No nací ni viví nunca en una cuenca minera, pero sí tuve algunas oportunidades de conocer de cerca el drama de la incertidumbre de los familiares de los mineros durante las horas en que permanecen en las galerías picando o recogiendo el carbón a centenares de metros de profundidad. Durante los últimos años el proceso de eliminar el carbón como combustible básico dejó muchos problemas para los trabajadores que se quedaron sin empleo, pero los accidentes empezaban a disminuir hasta quedarse casi olvidados. Estos días la grave crisis política internacional anticipa la necesidad de recuperar el carbón como garantía para enfrentar las nuevas amenazas.
El riesgo de la minería, que tantos profesionales afrontaron con el mayor peligro para sus vidas, es probable que vuelva a estar presente en nuestra inquietud cotidiana. Ante esa probabilidad, que el accidente causado por un residuo de grisú en la explotación minero de Degaña, aunque parece que no era el carbón el objetivo de la explotación, obliga igualmente a reflexionar y a solidarizarse con el dolor de los familiares por su sufrimiento. Personalmente no tengo muchas experiencias cubriendo como periodista los desastres de algún accidente, pero hay una que en estos momentos he vuelto a recordar como la más dura. Fue en la cuenca del Caudal, donde una explosión dejó sepultados a varios mineros. Me había tocado cubrir el desastre y pasar varias horas en las inmediaciones del pozo compartiendo con los familiares de los sepultados la angustiosa espera para conocer el desenlace de la noticia.
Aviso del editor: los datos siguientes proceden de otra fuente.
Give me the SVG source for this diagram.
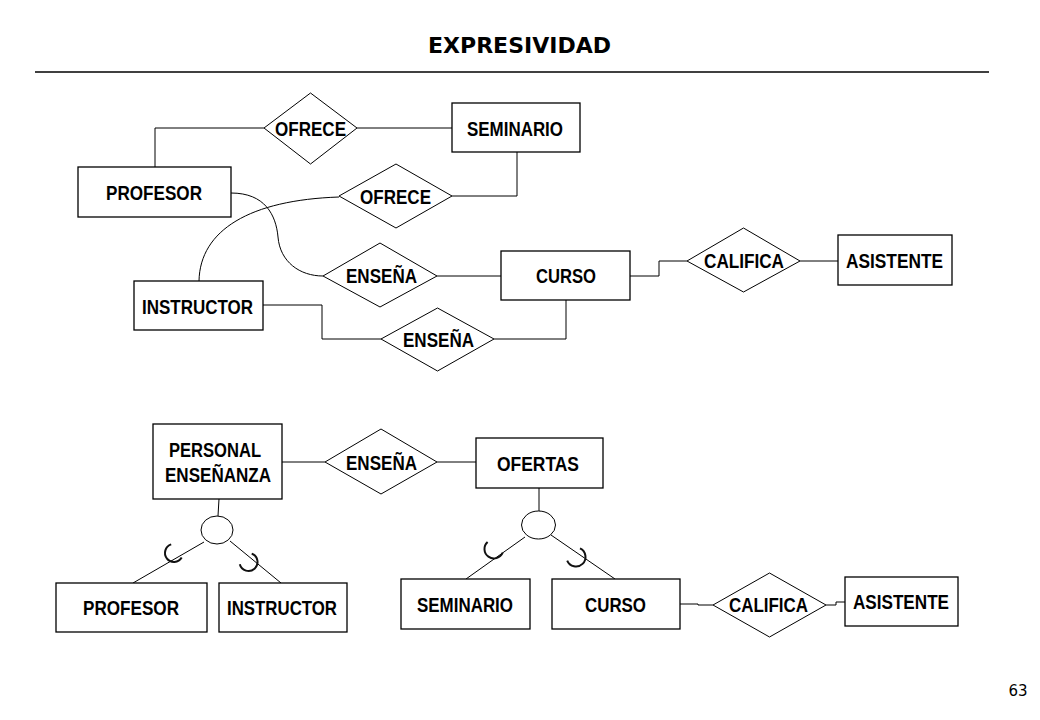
<svg xmlns="http://www.w3.org/2000/svg" width="1040" height="720" viewBox="0 0 1040 720">
<style>
.ent{fill:#fff;stroke:#000;stroke-width:1.3}
.rel{fill:#fff;stroke:#000;stroke-width:1}
.ln{fill:none;stroke:#000;stroke-width:1}
.sub{fill:none;stroke:#111;stroke-width:2}
.lbl{font-family:"Liberation Sans",Arial,sans-serif;font-size:20px;font-weight:bold;fill:#000;text-anchor:middle}
.title{font-family:"DejaVu Sans",Verdana,sans-serif;font-size:22px;font-weight:bold;fill:#000;text-anchor:middle}
.pg{font-family:"DejaVu Sans",Verdana,sans-serif;font-size:15px;fill:#000;text-anchor:middle}
</style>
<rect width="1040" height="720" fill="#fff"/>
<text class="title" x="519.5" y="53">EXPRESIVIDAD</text>
<line x1="35" y1="72" x2="989" y2="72" stroke="#000" stroke-width="1.3"/>
<text class="pg" x="1018" y="696">63</text>

<g id="connectors">
<polyline class="ln" points="264,128 155,128 155,167"/>
<line class="ln" x1="357" y1="128" x2="452" y2="128"/>
<polyline class="ln" points="452,196 517,196 517,152"/>
<path class="ln" d="M231,193 C265,193 276,215 278,237 C280,262 300,276 323,276"/>
<path class="ln" d="M199,281 C200,230 250,200 339,197"/>
<line class="ln" x1="437" y1="276" x2="501" y2="276"/>
<polyline class="ln" points="263,305 322,305 322,339 381,339"/>
<polyline class="ln" points="494,339 566,339 566,300"/>
<polyline class="ln" points="630,276 659,276 659,261 687,261"/>
<line class="ln" x1="800" y1="261" x2="838" y2="261"/>

<line class="ln" x1="282" y1="462" x2="325" y2="462"/>
<line class="ln" x1="437" y1="462" x2="476" y2="462"/>
<line class="ln" x1="219" y1="499" x2="218" y2="516"/>
<line class="ln" x1="539" y1="488" x2="539" y2="511"/>
<line class="ln" x1="204" y1="542" x2="133" y2="583"/>
<line class="ln" x1="230" y1="541" x2="281" y2="583"/>
<line class="ln" x1="525" y1="537" x2="466" y2="579"/>
<line class="ln" x1="551" y1="535" x2="615" y2="579"/>
<path class="sub" d="M171.2,544.4 A9,9 0 1 0 181.7,557.6"/>
<path class="sub" d="M251.7,553.6 A9,9 0 1 1 239.8,564.3"/>
<path class="sub" d="M487.6,541.9 A9.5,9.5 0 1 0 502.7,552.7"/>
<path class="sub" d="M580,548.4 A9.5,9.5 0 1 1 567.2,560.6"/>
<polyline class="ln" points="680,604 698,604 698,605 713,605"/>
<polyline class="ln" points="826,605 836,605 836,602 845,602"/>
</g>

<g id="ofrece1"><polygon class="rel" points="264,128 310.5,93 357,128 310.5,164"/><text class="lbl" x="310.5" y="136" textLength="71" lengthAdjust="spacingAndGlyphs">OFRECE</text></g>
<g id="seminario1"><rect class="ent" x="452" y="103" width="128" height="49"/><text class="lbl" x="515" y="136" textLength="96" lengthAdjust="spacingAndGlyphs">SEMINARIO</text></g>
<g id="profesor1"><rect class="ent" x="78" y="167" width="153" height="50"/><text class="lbl" x="154" y="200" textLength="96" lengthAdjust="spacingAndGlyphs">PROFESOR</text></g>
<g id="ofrece2"><polygon class="rel" points="339,196 396,164 452,196 396,228"/><text class="lbl" x="395.5" y="204" textLength="71" lengthAdjust="spacingAndGlyphs">OFRECE</text></g>
<g id="ensena1"><polygon class="rel" points="323,276 380,243 437,276 380,307"/><text class="lbl" x="381.5" y="283" textLength="71" lengthAdjust="spacingAndGlyphs">ENSEÑA</text></g>
<g id="curso1"><rect class="ent" x="501" y="251" width="129" height="49"/><text class="lbl" x="566" y="283" textLength="60" lengthAdjust="spacingAndGlyphs">CURSO</text></g>
<g id="califica1"><polygon class="rel" points="687,261 743.5,228 800,261 743.5,292"/><text class="lbl" x="744" y="268" textLength="80" lengthAdjust="spacingAndGlyphs">CALIFICA</text></g>
<g id="asistente1"><rect class="ent" x="838" y="235" width="114" height="50"/><text class="lbl" x="894.5" y="268" textLength="97" lengthAdjust="spacingAndGlyphs">ASISTENTE</text></g>
<g id="instructor1"><rect class="ent" x="134" y="281" width="129" height="49"/><text class="lbl" x="197.5" y="314" textLength="111" lengthAdjust="spacingAndGlyphs">INSTRUCTOR</text></g>
<g id="ensena2"><polygon class="rel" points="381,339 437.5,308 494,339 437.5,371"/><text class="lbl" x="438.5" y="347" textLength="71" lengthAdjust="spacingAndGlyphs">ENSEÑA</text></g>

<g id="personal"><rect class="ent" x="153" y="424" width="129" height="75"/><text class="lbl" x="215" y="457" textLength="92" lengthAdjust="spacingAndGlyphs">PERSONAL</text><text class="lbl" x="218" y="482" textLength="106" lengthAdjust="spacingAndGlyphs">ENSEÑANZA</text></g>
<g id="ensena3"><polygon class="rel" points="325,462 381,429 437,462 381,494"/><text class="lbl" x="381.5" y="470" textLength="71" lengthAdjust="spacingAndGlyphs">ENSEÑA</text></g>
<g id="ofertas"><rect class="ent" x="476" y="438" width="127" height="50"/><text class="lbl" x="538" y="471" textLength="82" lengthAdjust="spacingAndGlyphs">OFERTAS</text></g>
<g id="isa1"><ellipse class="rel" cx="217" cy="530" rx="16" ry="14"/></g>
<g id="isa2"><ellipse class="rel" cx="538.5" cy="525" rx="17" ry="14"/></g>
<g id="profesor2"><rect class="ent" x="56" y="583" width="151" height="49"/><text class="lbl" x="131" y="615" textLength="96" lengthAdjust="spacingAndGlyphs">PROFESOR</text></g>
<g id="instructor2"><rect class="ent" x="219" y="583" width="128" height="49"/><text class="lbl" x="282" y="615" textLength="110" lengthAdjust="spacingAndGlyphs">INSTRUCTOR</text></g>
<g id="seminario2"><rect class="ent" x="401" y="579" width="129" height="50"/><text class="lbl" x="465" y="612" textLength="96" lengthAdjust="spacingAndGlyphs">SEMINARIO</text></g>
<g id="curso2"><rect class="ent" x="552" y="579" width="128" height="50"/><text class="lbl" x="615.5" y="612" textLength="61" lengthAdjust="spacingAndGlyphs">CURSO</text></g>
<g id="califica2"><polygon class="rel" points="713,605 769.5,573 826,605 769.5,637"/><text class="lbl" x="768.5" y="612" textLength="79" lengthAdjust="spacingAndGlyphs">CALIFICA</text></g>
<g id="asistente2"><rect class="ent" x="845" y="577" width="113" height="49"/><text class="lbl" x="901" y="609" textLength="96" lengthAdjust="spacingAndGlyphs">ASISTENTE</text></g>
</svg>
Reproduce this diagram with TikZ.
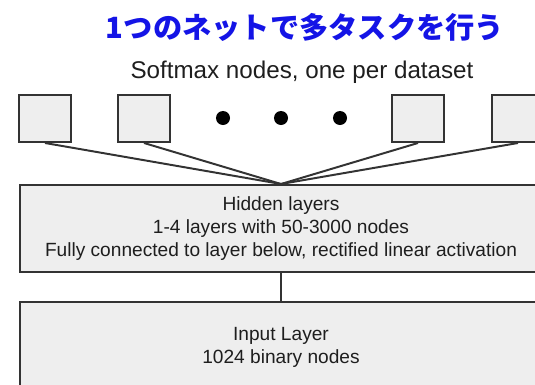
\documentclass[tikz,border=0pt]{standalone}
\usepackage{fontspec}
\setmainfont{Liberation Sans}
\newfontfamily\jpfont{Noto Sans CJK JP}
\usepackage{tikz}
\usetikzlibrary{positioning,calc}
\definecolor{nnInk}{HTML}{1E1E1E}
\definecolor{nnLine}{HTML}{333333}
\definecolor{nnFill}{HTML}{EEEEEE}
\definecolor{nnTitle}{HTML}{1414E6}
\tikzset{
  % Softmax output box (small square)
  smbox/.style={rectangle,draw=nnLine,fill=nnFill,line width=1.4pt,
    minimum width=1.3cm,minimum height=1.175cm,inner sep=0pt},
  % Wide layer box
  lbox/.style={rectangle,draw=nnLine,fill=nnFill,line width=1.4pt,
    minimum width=13.05cm,minimum height=2.175cm,align=center,
    font=\fontsize{13.6}{16.3}\selectfont,text=nnInk},
  % Ellipsis dot
  dotn/.style={circle,fill=black,minimum size=0.35cm,inner sep=0pt},
  % Connector lines
  conn/.style={draw=nnLine,line width=1.4pt},
  lbl/.style={font=\fontsize{17.2}{20}\selectfont,text=nnInk},
  ttl/.style={font=\jpfont\bfseries\fontsize{20.8}{24}\selectfont,text=nnTitle},
}
\begin{document}
\begin{tikzpicture}[x=0.025cm,y=0.025cm]
  \useasboundingbox (0,0) rectangle (535,384);
  \clip (0,0) rectangle (535,384);

  % Title and caption
  \node[ttl] (title) at (305,357) {1つのネットで多タスクを行う};
  \node[lbl] (cap) at (302,312) {Softmax nodes, one per dataset};

  % Softmax boxes and dots
  \foreach \i/\x in {1/45,2/144,3/418,4/518}
    \node[smbox] (sm\i) at (\x,265.5) {};
  \foreach \i/\x in {1/223,2/281,3/340}
    \node[dotn] (dot\i) at (\x,266) {};

  % Layers
  \node[lbox] (hid) at (281,155.5)
    {Hidden layers\\1-4 layers with 50-3000 nodes\\
     Fully connected to layer below, rectified linear activation};
  \node[lbox,minimum height=2.25cm,below=0.7cm of hid] (inp)
    {Input Layer\\1024 binary nodes};

  \foreach \i in {1,...,4}
    \draw[conn] (sm\i.south) -- (hid.north);
  \draw[conn] (hid.south) -- (inp.north);
\end{tikzpicture}
\end{document}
Ver a varias mujeres de diferentes edades, esposas, madres o hijas esperando el resultado de la recuperación de los trabajadores sepultados, con las escasas esperanzas que cada una albergaba de ver aparecer al ser querido con vida cada vez que se abría la puerta del ascensor, me hizo romper a llorar en público como nunca lo había hecho en mi vida, no recuerdo que lo haya vuelto a hacer. Han transcurrido varias décadas, he informado in situ de guerras, terremotos, tsunamis hasta convertirme posiblemente en uno de los españoles que vieron a más personas muertas a lo largo de mi vida profesional como periodista, un récord para olvidar y no enorgullecerse aunque noticias como el accidente de Degaña no lo permita.